Making cod and spending Saturdays cleaning is not community service. But he hopes his mundanity conveys a version of “positive masculinity.” Or “vibrant masculinity,” which he partly defines as “showing compassion and empathy” and “being emotionally vulnerable with people.” Related: He’s considering making mental health a part of his videos in the future.
“I didn’t have a lot of girlfriends,” says Tony P. “That always stuck in my craw a little bit. I was always kind of questioning my own manhood because of it.”
In a world in which many young men follow influencers like Andrew Tate, the former kickboxer and self-described misogynist, Tony P is busy listening to the Carpenters.

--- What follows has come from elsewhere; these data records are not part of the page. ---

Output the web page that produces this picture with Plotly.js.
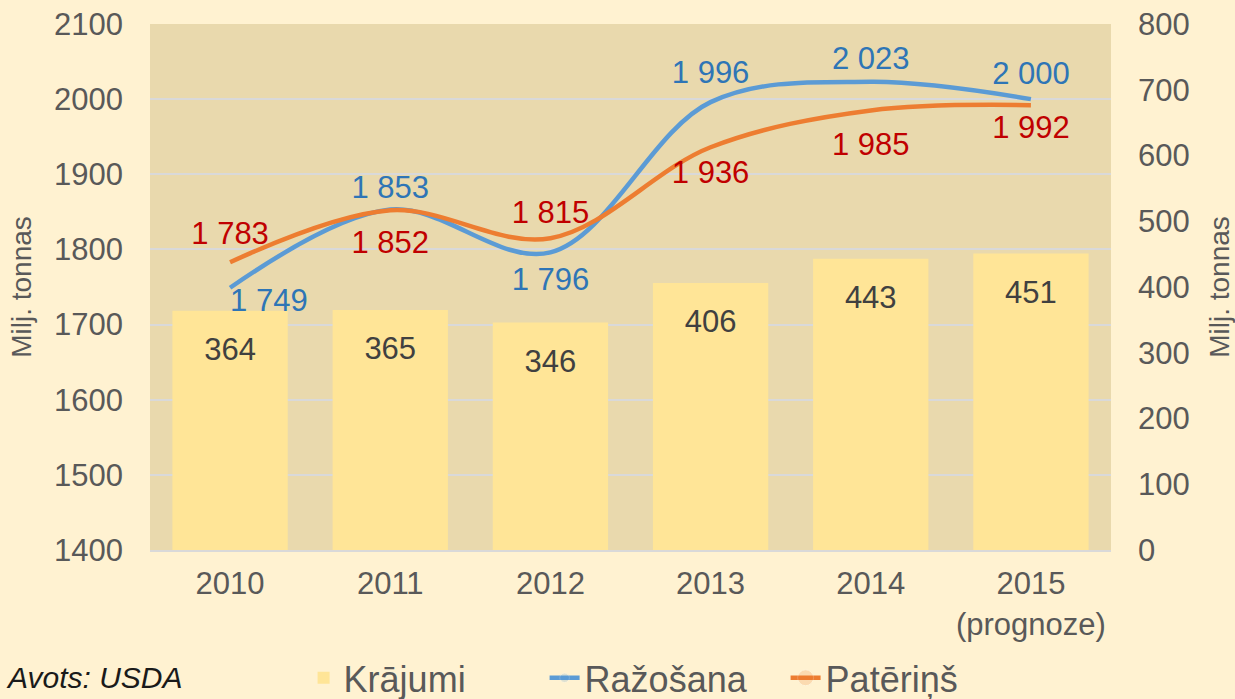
<!DOCTYPE html>
<html>
<head>
<meta charset="utf-8">
<script src="https://cdn.plot.ly/plotly-3.0.1.min.js"></script>
<style>html,body{margin:0;padding:0;background:#FFF2D1;}#chart{width:1235px;height:699px;}</style>
</head>
<body>
<div id="chart"></div>
<script>
var categories = ['2010', '2011', '2012', '2013', '2014', '2015'];
var tickLabels = ['2010', '2011', '2012', '2013', '2014', '2015<br>(prognoze)'];
var krajumi = [364, 365, 346, 406, 443, 451];
var razosana = [1749, 1853, 1796, 1996, 2023, 2000];
var paterins = [1783, 1852, 1815, 1936, 1985, 1992];
var seriesNames = ['Krājumi', 'Ražošana', 'Patēriņš'];
var axisTitle = 'Milj. tonnas';
var sourceText = 'Avots: USDA';

function fmt(v) { return String(v).replace(/\B(?=(\d{3})+(?!\d))/g, ' '); }

var FONT = 'Liberation Sans, Arial, sans-serif';
var GRAY = '#595959';
var FS = 31;

// label placement styling (invisible marker sizes set the label offsets)
var bluePos = ['bottom right', 'top center', 'bottom center', 'top center', 'top center', 'top center'];
var blueGap = [0, 4.8, 20.8, 16, 6.4, 9.6];
var orangePos = ['top center', 'bottom center', 'top center', 'bottom center', 'bottom center', 'bottom center'];
var orangeGap = [14.4, 30, 9.6, 19, 32, 14.4];

var bars = {
  type: 'bar', name: seriesNames[0], x: categories, y: krajumi, yaxis: 'y',
  marker: {color: '#FFE597'}, hoverinfo: 'x+y'
};
var barLabels = {
  type: 'scatter', mode: 'markers+text', x: categories, y: krajumi, yaxis: 'y', showlegend: false,
  text: krajumi.map(String), textposition: 'bottom center', marker: {size: 40, opacity: 0},
  textfont: {family: FONT, size: FS, color: '#404040'}, hoverinfo: 'skip', cliponaxis: false
};
var blue = {
  type: 'scatter', mode: 'lines+markers+text', name: seriesNames[1], x: categories, y: razosana, yaxis: 'y2',
  line: {color: '#5B9BD5', width: 4.5, shape: 'spline', smoothing: 1},
  marker: {size: blueGap, opacity: 0},
  text: razosana.map(fmt), textposition: bluePos,
  textfont: {family: FONT, size: FS, color: '#2E75B6'}, cliponaxis: false
};
var orange = {
  type: 'scatter', mode: 'lines+markers+text', name: seriesNames[2], x: categories, y: paterins, yaxis: 'y2',
  line: {color: '#ED7D31', width: 4.5, shape: 'spline', smoothing: 1},
  marker: {size: orangeGap, opacity: 0},
  text: paterins.map(fmt), textposition: orangePos,
  textfont: {family: FONT, size: FS, color: '#C00000'}, cliponaxis: false
};

var layout = {
  width: 1235, height: 699,
  paper_bgcolor: '#FFF2D1', plot_bgcolor: '#E9D9AD',
  margin: {l: 150, r: 124, t: 24, b: 149, autoexpand: false},
  font: {family: FONT, color: GRAY, size: FS},
  showlegend: true,
  bargap: 0.28,
  legend: {orientation: 'h', x: 0.536, xanchor: 'center', y: -0.186, yanchor: 'top',
           entrywidth: 196, entrywidthmode: 'pixels',
           font: {family: FONT, size: 36, color: GRAY}, traceorder: 'normal', bgcolor: 'rgba(0,0,0,0)'},
  xaxis: {type: 'category', tickvals: categories, ticktext: tickLabels, showgrid: false, automargin: false,
          showline: true, linecolor: '#D9D9D9', linewidth: 2, ticks: '', ticklabelstandoff: 5,
          tickfont: {family: FONT, size: FS, color: GRAY}},
  yaxis: {side: 'right', range: [0, 800], dtick: 100, showgrid: false, zeroline: false, ticks: '', automargin: false,
          ticklabelstandoff: 26, tickfont: {family: FONT, size: FS, color: GRAY},
          title: {text: axisTitle, font: {family: FONT, size: 28, color: GRAY}, standoff: 21}},
  yaxis2: {side: 'left', overlaying: 'y', range: [1400, 2100], dtick: 100, showgrid: true, automargin: false,
           gridcolor: '#D9D9D9', gridwidth: 1.5, zeroline: false, ticks: '', ticklabelstandoff: 26,
           tickfont: {family: FONT, size: FS, color: GRAY},
           title: {text: axisTitle, font: {family: FONT, size: 28, color: GRAY}, standoff: 14}},
  annotations: [{
    text: sourceText, xref: 'paper', yref: 'paper', x: -0.152, y: -0.243, xanchor: 'left', yanchor: 'middle',
    showarrow: false, font: {family: FONT, size: 30, color: '#1A1A1A', style: 'italic'}
  }]
};

Plotly.newPlot('chart', [bars, barLabels, blue, orange], layout, {displayModeBar: false});
</script>
</body>
</html>
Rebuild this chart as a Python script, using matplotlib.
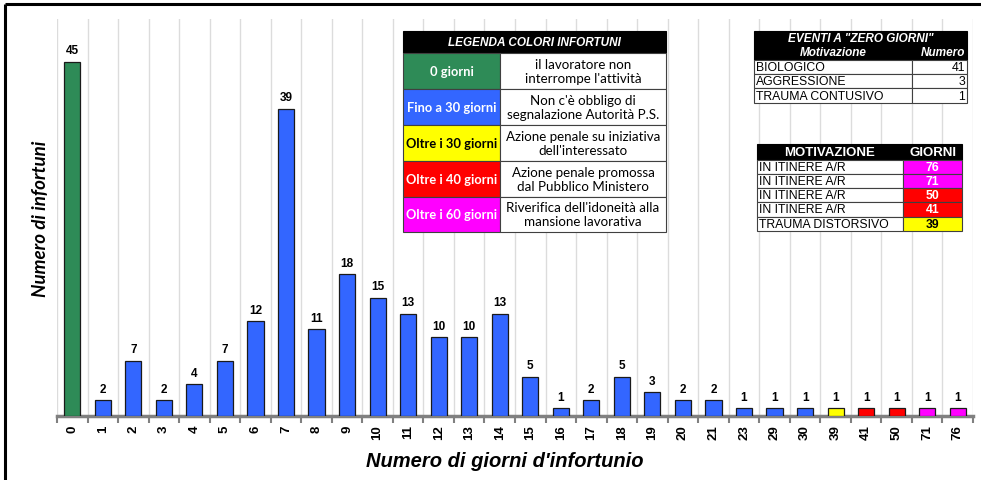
import matplotlib.pyplot as plt
from matplotlib.patches import Rectangle
from matplotlib.ticker import FixedLocator
import numpy as np

# giorni di infortunio e numero di infortuni
giorni = ['0', '1', '2', '3', '4', '5', '6', '7', '8', '9', '10', '11', '12', '13', '14',
          '15', '16', '17', '18', '19', '20', '21', '23', '29', '30', '39', '41', '50', '71', '76']
infortuni = [45, 2, 7, 2, 4, 7, 12, 39, 11, 18, 15, 13, 10, 10, 13,
             5, 1, 2, 5, 3, 2, 2, 1, 1, 1, 1, 1, 1, 1, 1]

# legenda colori
leg_classi = ['0 giorni', 'Fino a 30 giorni', 'Oltre i 30 giorni', 'Oltre i 40 giorni', 'Oltre i 60 giorni']
leg_descr = ["il lavoratore non\ninterrompe l'attività",
             "Non c'è obbligo di\nsegnalazione Autorità P.S.",
             "Azione penale su iniziativa\ndell'interessato",
             "Azione penale promossa\ndal Pubblico Ministero",
             "Riverifica dell'idoneità alla\nmansione lavorativa"]

# eventi a zero giorni
zero_motivi = ['BIOLOGICO', 'AGGRESSIONE', 'TRAUMA CONTUSIVO']
zero_numero = [41, 3, 1]

# infortuni piu lunghi
lunghi_motivi = ['IN ITINERE A/R', 'IN ITINERE A/R', 'IN ITINERE A/R', 'IN ITINERE A/R', 'TRAUMA DISTORSIVO']
lunghi_giorni = [76, 71, 50, 41, 39]

GREEN = '#2E8B57'
BLUE = '#3366FF'
YELLOW = '#FFFF00'
RED = '#FF0000'
MAGENTA = '#FF00FF'
leg_colori = [GREEN, BLUE, YELLOW, RED, MAGENTA]
leg_testo = ['white', 'white', 'black', 'white', 'white']


def colore(g):
    g = int(g)
    if g == 0:
        return GREEN
    if g <= 30:
        return BLUE
    if g < 40:
        return YELLOW
    if g < 60:
        return RED
    return MAGENTA


fig = plt.figure(figsize=(9.81, 4.81), dpi=100)
ax = fig.add_axes([57 / 981, 64 / 481, (973 - 57) / 981, (461 - 64) / 481])

x = np.arange(len(giorni))
colori = [colore(g) for g in giorni]
bars = ax.bar(x, infortuni, width=0.53, color=colori, edgecolor='#1a1a1a', linewidth=0.9, zorder=3)
for b, v in zip(bars, infortuni):
    ax.annotate(str(v), (b.get_x() + b.get_width() / 2, v), xytext=(0, 4), textcoords='offset points',
                ha='center', va='bottom', fontsize=8.5, fontweight='bold', family='Liberation Sans')

ax.set_xlim(-0.5, len(giorni) - 0.5)
ax.set_ylim(0, 50.4)
ax.set_xticks(x)
ax.set_xticklabels(giorni, rotation=90, fontsize=9.5, fontweight='bold', family='Liberation Sans')
ax.tick_params(axis='x', which='major', length=0, pad=6)
ax.xaxis.set_minor_locator(FixedLocator(np.arange(-0.5, len(giorni), 1)))
ax.tick_params(axis='x', which='minor', length=5, width=1.5, color='#808080')
ax.set_yticks([])
for s in ['top', 'right', 'left']:
    ax.spines[s].set_visible(False)
ax.spines['bottom'].set_color('#808080')
ax.spines['bottom'].set_linewidth(2.5)
ax.grid(axis='x', which='minor', color='#DCDCDC', linewidth=1, zorder=0)

ax.set_xlabel("Numero di giorni d'infortunio", fontsize=14.5, fontweight='bold', style='italic',
              family='Liberation Sans')
ax.xaxis.set_label_coords(0.489, -0.088)
ax.set_ylabel('Numero di infortuni', fontsize=13.5, fontweight='bold', style='italic',
              family='Lato', labelpad=6)

# overlay in pixel per tabelle e cornice
ov = fig.add_axes([0, 0, 1, 1], facecolor='none')
ov.set_xlim(0, 981)
ov.set_ylim(481, 0)
ov.axis('off')

# cornice
ov.plot([5, 981], [5, 5], color='black', lw=2.2, solid_capstyle='butt')
ov.plot([5, 5], [5, 481], color='black', lw=2.2, solid_capstyle='butt')


def cella(x0, y0, x1, y1, fc, ec='#404040', lw=0.8):
    ov.add_patch(Rectangle((x0, y0), x1 - x0, y1 - y0, facecolor=fc, edgecolor=ec, linewidth=lw, zorder=5))


# legenda colori
lx0, lx1, lxs = 403, 666, 500
cella(lx0, 32, lx1, 54, 'black', ec='black')
ov.text((lx0 + lx1) / 2, 43, 'LEGENDA COLORI INFORTUNI', color='white', ha='center', va='center',
        fontsize=8.5, style='italic', fontweight='bold', family='Liberation Sans', zorder=6)
righe = [54, 90, 126, 162, 198, 233]
for i in range(len(leg_classi)):
    y0, y1 = righe[i], righe[i + 1]
    cella(lx0, y0, lxs, y1, leg_colori[i])
    cella(lxs, y0, lx1, y1, 'white')
    ov.text((lx0 + lxs) / 2, (y0 + y1) / 2, leg_classi[i], color=leg_testo[i], ha='center', va='center',
            fontsize=9.3, fontweight='bold', family='Lato', zorder=6)
    ov.text((lxs + lx1) / 2, (y0 + y1) / 2, leg_descr[i], color='black', ha='center', va='center',
            fontsize=9.6, family='Lato', linespacing=1.2, zorder=6)

# eventi a zero giorni
zx0, zx1, zxs = 754, 967, 912
cella(zx0, 32, zx1, 61, 'black', ec='black')
ov.text((zx0 + zx1) / 2, 39, 'EVENTI A "ZERO GIORNI"', color='white', ha='center', va='center',
        fontsize=8.5, style='italic', fontweight='bold', family='Liberation Sans', zorder=6)
ov.text((zx0 + zxs) / 2, 53, 'Motivazione', color='white', ha='center', va='center',
        fontsize=8.5, style='italic', fontweight='bold', family='Liberation Sans', zorder=6)
ov.text(zx1 - 2, 53, 'Numero', color='white', ha='right', va='center',
        fontsize=8.5, style='italic', fontweight='bold', family='Liberation Sans', zorder=6)
zr = [61, 75, 89, 104]
for i in range(len(zero_motivi)):
    y0, y1 = zr[i], zr[i + 1]
    cella(zx0, y0, zxs, y1, 'white')
    cella(zxs, y0, zx1, y1, 'white')
    ov.text(zx0 + 2, (y0 + y1) / 2, zero_motivi[i], ha='left', va='center', fontsize=8.8,
            family='Liberation Sans', zorder=6)
    ov.text(zx1 - 2, (y0 + y1) / 2, str(zero_numero[i]), ha='right', va='center', fontsize=8.8,
            family='Liberation Sans', zorder=6)

# motivazione / giorni
mx0, mx1, mxs = 757, 962, 903
cella(mx0, 145, mx1, 161, 'black', ec='black')
ov.text((mx0 + mxs) / 2, 153, 'MOTIVAZIONE', color='white', ha='center', va='center',
        fontsize=9.5, fontweight='bold', family='Liberation Sans', zorder=6)
ov.text((mxs + mx1) / 2, 153, 'GIORNI', color='white', ha='center', va='center',
        fontsize=9.5, fontweight='bold', family='Liberation Sans', zorder=6)
mr = [161, 175, 189, 203, 218, 232]
for i in range(len(lunghi_motivi)):
    y0, y1 = mr[i], mr[i + 1]
    c = colore(lunghi_giorni[i])
    cella(mx0, y0, mxs, y1, 'white')
    cella(mxs, y0, mx1, y1, c)
    ov.text(mx0 + 2, (y0 + y1) / 2, lunghi_motivi[i], ha='left', va='center', fontsize=8.8,
            family='Liberation Sans', zorder=6)
    ov.text((mxs + mx1) / 2, (y0 + y1) / 2, str(lunghi_giorni[i]), ha='center', va='center',
            fontsize=8.8, fontweight='bold', family='Liberation Sans',
            color='black' if c == YELLOW else 'white', zorder=6)

fig.savefig('out.png', dpi=100)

David Foster Wallace once argued that irony and ridicule no longer have a useful place in art, calling them “agents of a great despair and stasis in U.S. culture.” What is truly radical, he suggested, is unabashed earnestness.
“TonyPinDC Instagram account — this can’t be real, right?” reads the title of one recent Reddit thread about Tony P.
Says one comment underneath: “at first I thought it was a parody but after watching a bunch of his videos I think he really might just be wholesome.”
And another: “glad to see someone bucking the hill staffer/consultant/etc. stereotype (even if it’s played up for social media it’s clearly at least a bit genuine).”
At times, the incredulity turns to cruelty on Instagram.
“Homies 24 going on 53.”
“Consult deez nuts.”
“I just know your grandma thinks you’re her most handsome little consultant!”
Tony P laughs off some of it, like the comment on Instagram calling him “short, liberal and lonely.”
“I’m taller than Ron DeSantis and taller than Mike Pence,” says Tony P.
“He triggers people,” says Tony P’s mom. Might have something to do with his sincerity. Jerks can’t handle sincerity. “I thought the trolls would kill him,” adds Tony P’s mom, “but they only made him stronger.”
The cruel comments, says Tony P, can be “tough to hear.” His followers often fight the trolls on his behalf. An outfit video from early July attracted particular vitriol. “Shirt to jacket cuff ratio is atrocious,” said one commenter. “Please go to a tailor.”
Members of the P-Hive — the sneaky friends, the gentle strangers — have his back.
“I love your page!” commented one fan. “Comments can be cruel, don’t let them get to you!”
“Tony P hate will not be tolerated,” posted another.
And another: “WHY ARE U GUYS HATING THIS DUDE IS JUST ENJOYING HIMSELF”
Tony P is indeed enjoying himself, he says. And maybe that’s enough.
correction
A previous version of this article misspelled Jonathan Stern's name. The article has been corrected.